Mercedes models aren’t moving as fast as they used to in Newport Beach.
Sales tax collections in town appear to be ebbing this year, partly because of a tapering in sales of high-end cars such as Mercedes-Benz and Tesla.
City officials say it’s no cause for alarm — projected revenue is still growing year over year, just not as quickly as once expected.
In a report prepared this month for the Newport Beach Finance Committee summarizing the performance of the city’s top three revenue sources — property, sales and hotel bed taxes — city Finance Director Dan Matusiewicz said that overall, this fiscal year’s projected general fund revenue of $212.3 million is greater than the $210.2 million that was budgeted.
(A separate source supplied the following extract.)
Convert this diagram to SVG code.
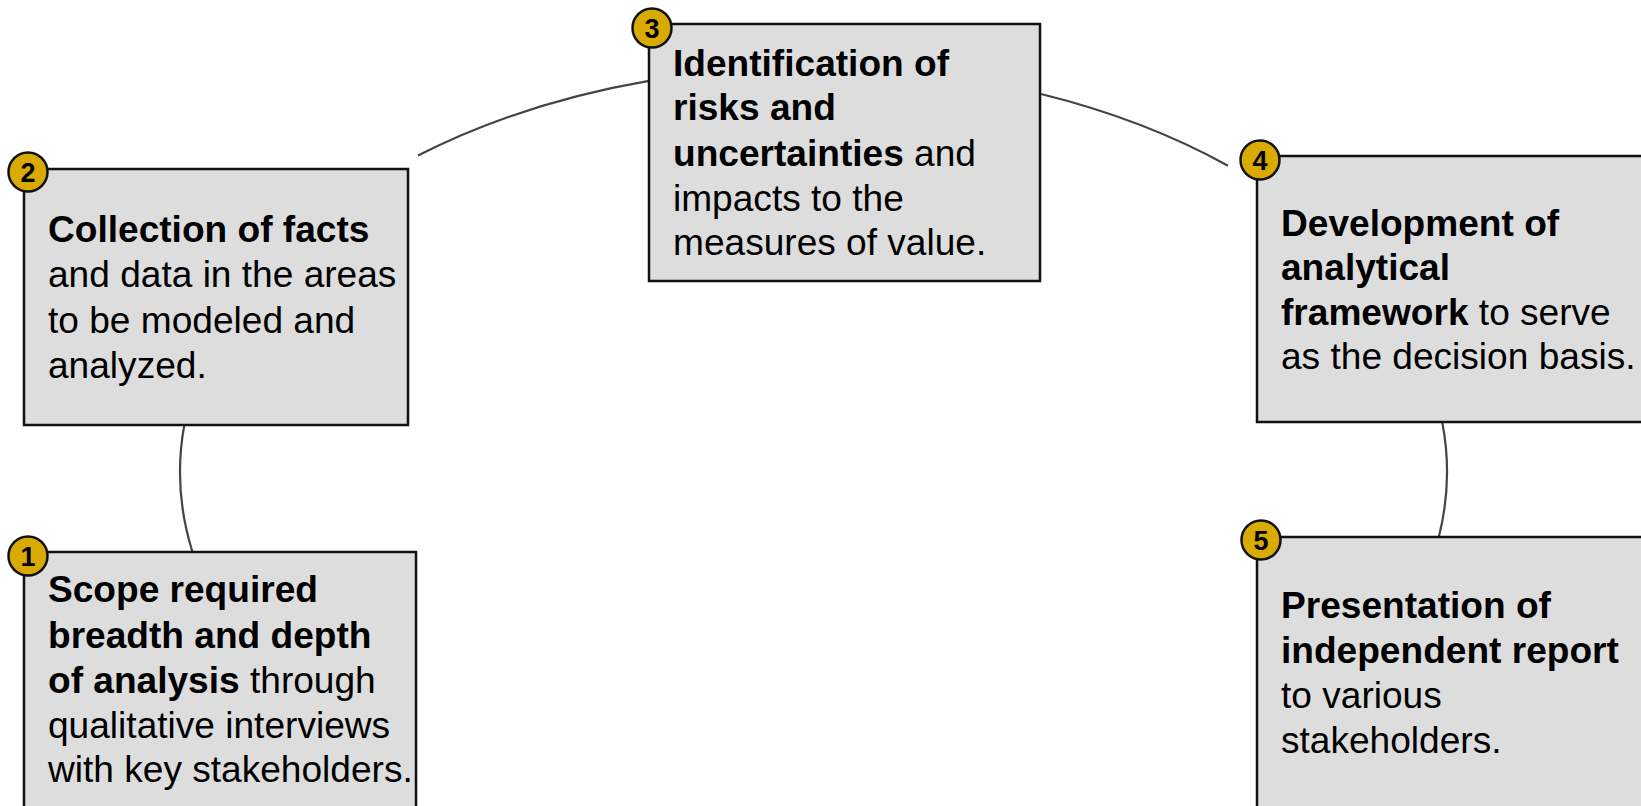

Projections for the city’s No. 1 source, property taxes, are $99 million, higher than the $97.1 million the city budgeted. If the projection holds true, it would be a 5% increase over last year’s $94.4 million, which was itself an increase over the $88.8 million the year before.
But sales and bed taxes, though also growing, need downward revisions from budgeted amounts.
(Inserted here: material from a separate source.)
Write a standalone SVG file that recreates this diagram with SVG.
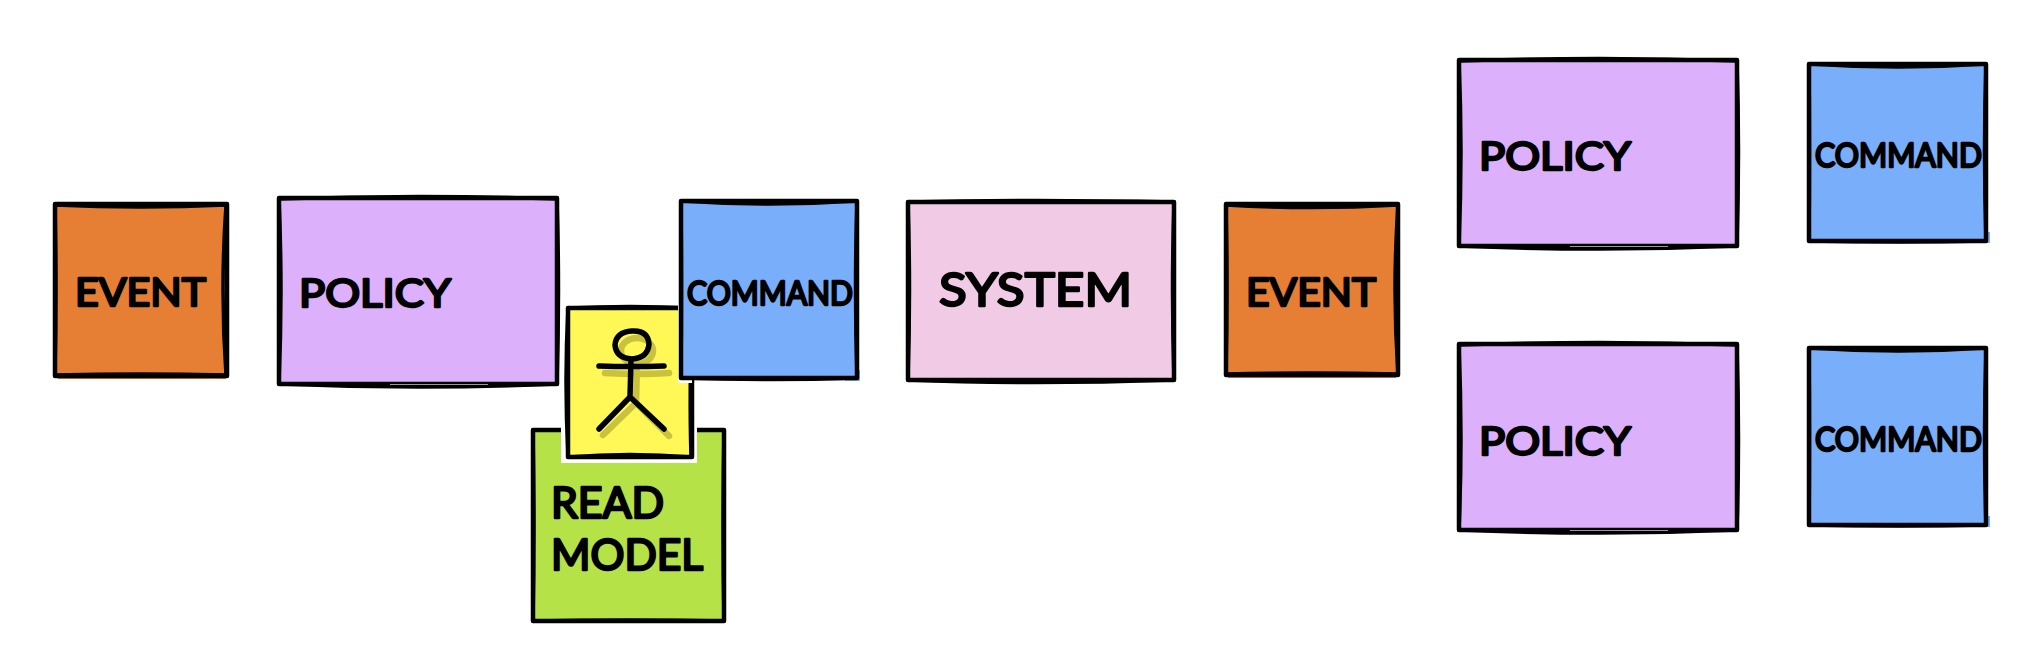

Sales taxes are projected to hit $34.8 million — above last year’s $33.7 million but below this fiscal year’s budgeted $35.9 million. The city report attributed that to a dip in luxury car sales, along with an increase in auto leases and the effects of online shopping.
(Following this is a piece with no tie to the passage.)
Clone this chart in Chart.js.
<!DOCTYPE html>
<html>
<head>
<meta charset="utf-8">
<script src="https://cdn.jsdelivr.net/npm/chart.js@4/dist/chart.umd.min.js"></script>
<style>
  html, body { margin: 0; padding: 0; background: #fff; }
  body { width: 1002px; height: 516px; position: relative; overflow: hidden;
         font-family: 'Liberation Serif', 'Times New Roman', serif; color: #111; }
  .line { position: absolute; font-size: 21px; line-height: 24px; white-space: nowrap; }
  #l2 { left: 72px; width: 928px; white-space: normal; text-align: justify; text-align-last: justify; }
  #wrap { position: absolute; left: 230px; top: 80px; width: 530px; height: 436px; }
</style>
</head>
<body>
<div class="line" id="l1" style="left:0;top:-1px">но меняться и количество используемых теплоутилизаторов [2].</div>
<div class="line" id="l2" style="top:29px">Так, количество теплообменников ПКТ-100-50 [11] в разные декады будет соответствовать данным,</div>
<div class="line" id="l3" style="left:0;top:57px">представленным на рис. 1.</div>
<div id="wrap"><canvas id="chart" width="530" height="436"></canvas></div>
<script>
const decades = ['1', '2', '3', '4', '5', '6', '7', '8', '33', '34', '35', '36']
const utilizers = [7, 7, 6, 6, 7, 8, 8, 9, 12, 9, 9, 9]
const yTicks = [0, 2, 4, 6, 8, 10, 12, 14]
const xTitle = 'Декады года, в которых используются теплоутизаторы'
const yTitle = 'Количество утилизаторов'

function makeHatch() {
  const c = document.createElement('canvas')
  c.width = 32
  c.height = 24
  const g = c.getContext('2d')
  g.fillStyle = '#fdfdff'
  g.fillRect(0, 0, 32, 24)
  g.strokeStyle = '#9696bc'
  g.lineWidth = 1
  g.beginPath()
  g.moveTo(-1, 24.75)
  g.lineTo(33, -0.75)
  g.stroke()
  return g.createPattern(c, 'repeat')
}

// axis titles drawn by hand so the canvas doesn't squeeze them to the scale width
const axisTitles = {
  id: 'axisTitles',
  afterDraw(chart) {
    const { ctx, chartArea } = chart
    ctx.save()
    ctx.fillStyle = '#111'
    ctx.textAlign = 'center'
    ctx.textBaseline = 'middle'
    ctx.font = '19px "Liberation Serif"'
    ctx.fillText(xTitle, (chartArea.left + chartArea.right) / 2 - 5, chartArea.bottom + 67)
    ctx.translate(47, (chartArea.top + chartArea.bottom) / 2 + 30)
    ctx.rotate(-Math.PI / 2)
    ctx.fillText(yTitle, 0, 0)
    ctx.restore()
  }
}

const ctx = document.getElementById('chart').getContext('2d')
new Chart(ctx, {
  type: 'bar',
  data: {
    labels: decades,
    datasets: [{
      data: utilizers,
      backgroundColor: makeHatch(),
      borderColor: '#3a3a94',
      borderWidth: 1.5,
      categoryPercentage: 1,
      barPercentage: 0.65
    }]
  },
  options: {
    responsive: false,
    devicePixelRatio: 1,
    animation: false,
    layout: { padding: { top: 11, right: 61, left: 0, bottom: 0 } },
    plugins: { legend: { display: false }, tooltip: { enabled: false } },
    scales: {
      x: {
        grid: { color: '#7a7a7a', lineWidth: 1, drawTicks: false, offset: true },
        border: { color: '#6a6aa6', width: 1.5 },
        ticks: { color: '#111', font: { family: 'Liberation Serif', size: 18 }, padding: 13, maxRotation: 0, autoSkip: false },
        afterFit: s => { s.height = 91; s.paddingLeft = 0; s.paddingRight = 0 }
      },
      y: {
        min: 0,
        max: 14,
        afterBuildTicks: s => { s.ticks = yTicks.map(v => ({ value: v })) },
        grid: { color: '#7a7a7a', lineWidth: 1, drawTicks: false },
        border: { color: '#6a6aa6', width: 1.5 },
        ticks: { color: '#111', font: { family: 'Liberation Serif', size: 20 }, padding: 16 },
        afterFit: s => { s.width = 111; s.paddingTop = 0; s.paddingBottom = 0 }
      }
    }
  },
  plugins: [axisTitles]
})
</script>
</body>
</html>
Similarly, bed taxes, also known as transient occupancy taxes, are projected to hit $23.1 million — above last year’s $22.4 million but below this year’s budgeted $24.3 million.
The growth is slowing as hotel renovations take many rooms out of commission. The Resort at Pelican Hill and The Duke — formerly the Fairmont — recently started remodeling projects that will last through June. The Carlton — formerly the Radisson — has been under renovation for about a year and is expected to be finished in May.
Matusiewicz said the recent report was intended to give the Finance Committee incremental information for easy digestion.